Immediately, I found an example that I thought worthy of use in a follow-up ad: Edgar Allan Poe wrote “The Sirloin Letter.” That one actually appeared in my collection more than once over the years. Poor Poe and his short story, “The Purloined Letter.”
We just had fun with words, literary terms, and literary works that we read or students were told about. Some results were too good not to share, so I decided to do just that. I stapled a sheet of notebook paper to a piece of construction paper and wrote up the first few examples, then taped the paper to my classroom door and watched reactions. Students paused as they entered the room, read, and chuckled. Eventually, even teachers started stopping to check out the latest additions and would walk away slowly—frequently shaking their heads but giggling nevertheless.
Students’ attempts to learn new words often revealed crazy connections to words of similar sound or meaning. For instance, a student once wrote of “bellicose” (vs. “varicose”) veins. Here are some other developments that occurred as we did vocabulary work:
Student: “Consecrate.” Isn’t that what they do . . . in . . . a . . . marriage?
Teacher (hesitating because unsure where this was going): Well, yes, in one sense.
Second Student: I think you mean “consummate.”
Teacher: So what could be an opposite of “minimalism”? (hoping for a response such as “excess” or “luxury”)
First Student: “Maximalism.”
Second Student: “Maximality.”
First Student: “Euthanasia” means mercy killing.
Second Student: Of “youth in Asia”?!
Teacher (pronouncing a word on the vocabulary list): “Demagogue.”
First Student: Isn’t that a church?
Second Student: No, that’s a “synagogue.”
Third Student (matter-of-factly but catching only part of the exchange): Jews attend demagogue on Saturdays.
First Student: An outstanding feat of skill . . . a . . .
Teacher: Tour de force.
Second Student: I thought that was a bicycle race.

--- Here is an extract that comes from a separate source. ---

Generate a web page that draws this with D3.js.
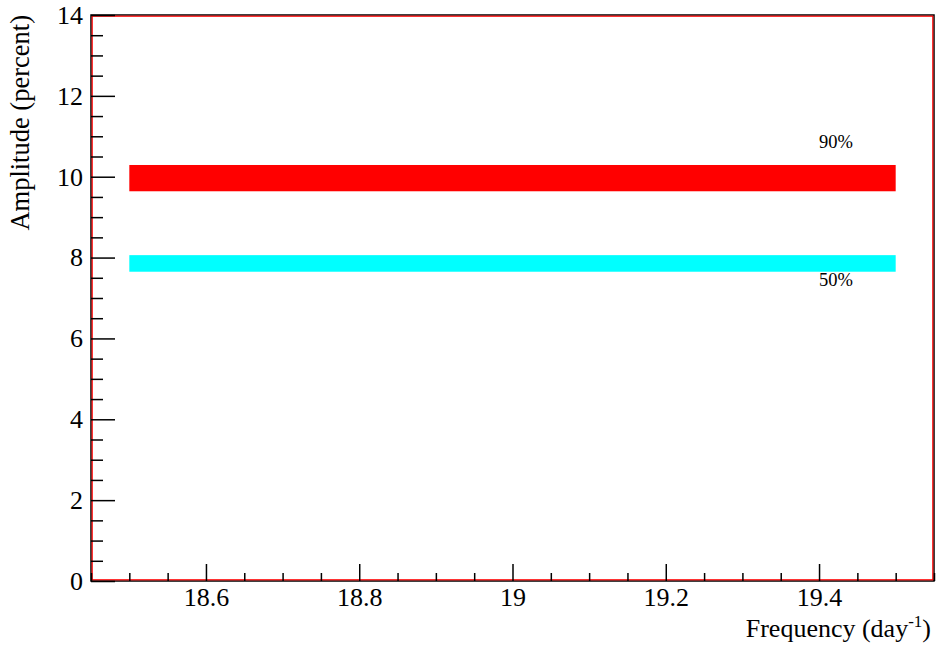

Teacher: An example of a taboo?
First Student: Isn’t that the name of the monkey in Aladdin?
Second Student: No, that’s Abu.
Teacher: What would you do if someone were chastening you?
Student: Run fast!
Teacher: And what profession might involve working with a “menagerie”?
Student: A vegetarian.
Teacher: Maybe a veterinarian?
Teacher: Someone can be a paragon.
Student: I thought that was a building, the one with five sides.
Teacher: “Surmise.”
First Student: A verb, “to . . .”
Second Student: Isn’t that when someone dies?
Teacher: “Demise.”
Teacher: What word is often used to describe a person who withdraws from society and keeps to himself?
Student: A hobbit.
Teacher: I was looking for “hermit,” but both words do start and end the same.
First Student: What does that (previous comment) have to do with ZZ Top?

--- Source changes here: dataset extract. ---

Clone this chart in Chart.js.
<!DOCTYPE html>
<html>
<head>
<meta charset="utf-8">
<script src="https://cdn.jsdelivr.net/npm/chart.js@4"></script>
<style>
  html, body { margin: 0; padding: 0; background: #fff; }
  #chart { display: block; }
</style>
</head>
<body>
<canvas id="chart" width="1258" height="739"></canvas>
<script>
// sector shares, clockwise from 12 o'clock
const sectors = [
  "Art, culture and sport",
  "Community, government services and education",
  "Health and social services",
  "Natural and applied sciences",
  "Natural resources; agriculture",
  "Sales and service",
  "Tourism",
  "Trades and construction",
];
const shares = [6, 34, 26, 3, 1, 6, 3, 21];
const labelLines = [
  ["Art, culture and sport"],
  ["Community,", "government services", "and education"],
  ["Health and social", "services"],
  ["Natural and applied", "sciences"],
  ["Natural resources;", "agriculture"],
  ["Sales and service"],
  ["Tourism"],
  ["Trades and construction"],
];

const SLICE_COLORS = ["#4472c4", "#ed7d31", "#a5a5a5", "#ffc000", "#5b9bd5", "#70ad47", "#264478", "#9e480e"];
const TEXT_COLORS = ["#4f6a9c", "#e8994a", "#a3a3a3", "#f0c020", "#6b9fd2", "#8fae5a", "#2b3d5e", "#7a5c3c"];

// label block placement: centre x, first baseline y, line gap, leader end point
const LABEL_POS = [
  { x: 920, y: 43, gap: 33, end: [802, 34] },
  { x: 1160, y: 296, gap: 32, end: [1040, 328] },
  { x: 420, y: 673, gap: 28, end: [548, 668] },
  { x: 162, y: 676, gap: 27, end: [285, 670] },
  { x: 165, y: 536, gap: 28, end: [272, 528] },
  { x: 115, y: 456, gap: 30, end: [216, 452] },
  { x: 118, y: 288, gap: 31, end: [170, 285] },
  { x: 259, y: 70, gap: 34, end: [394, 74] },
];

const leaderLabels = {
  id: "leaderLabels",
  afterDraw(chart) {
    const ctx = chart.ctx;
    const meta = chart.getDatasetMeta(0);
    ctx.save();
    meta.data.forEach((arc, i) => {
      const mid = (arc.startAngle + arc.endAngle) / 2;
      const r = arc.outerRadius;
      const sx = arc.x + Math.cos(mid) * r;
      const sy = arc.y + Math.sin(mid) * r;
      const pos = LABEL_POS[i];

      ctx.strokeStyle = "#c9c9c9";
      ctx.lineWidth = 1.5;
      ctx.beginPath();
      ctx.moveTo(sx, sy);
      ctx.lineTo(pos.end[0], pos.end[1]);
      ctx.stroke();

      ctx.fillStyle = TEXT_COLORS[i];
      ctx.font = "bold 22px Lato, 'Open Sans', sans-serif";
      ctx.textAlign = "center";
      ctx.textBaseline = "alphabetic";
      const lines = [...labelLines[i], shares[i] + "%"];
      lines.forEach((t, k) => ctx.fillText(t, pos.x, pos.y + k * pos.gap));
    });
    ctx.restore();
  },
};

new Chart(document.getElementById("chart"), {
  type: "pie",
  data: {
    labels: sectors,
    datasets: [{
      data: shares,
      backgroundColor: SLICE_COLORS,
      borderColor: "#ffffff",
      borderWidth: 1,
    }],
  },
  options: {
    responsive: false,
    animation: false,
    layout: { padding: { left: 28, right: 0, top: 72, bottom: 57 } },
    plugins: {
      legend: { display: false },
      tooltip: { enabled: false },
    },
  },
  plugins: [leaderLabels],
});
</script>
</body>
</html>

Second Student: Who’s Sleazy Top? (Looking back now, I see that the speaker could have meant “Whose sleazy top?”!)
Student: Those are chuckables.
Teacher, (curiously): What?
Student: Items that you can immediately throw in the trash, like junk mail and some class handouts.
Remember that often (mis)heard saying, “Saving the best for . . . laughs”? I think that the final example fits the description.
Teacher: “Tawdry” means “showy but cheap.’
Student, in horror: Did she say “showy butt cheek”?
As always but especially in these hectic times, hold on to your “humortality”—one student’s new noun for the human sense of humor!
Sydnor, a VEA and NEA-Retired member, taught for 31 years in King George County.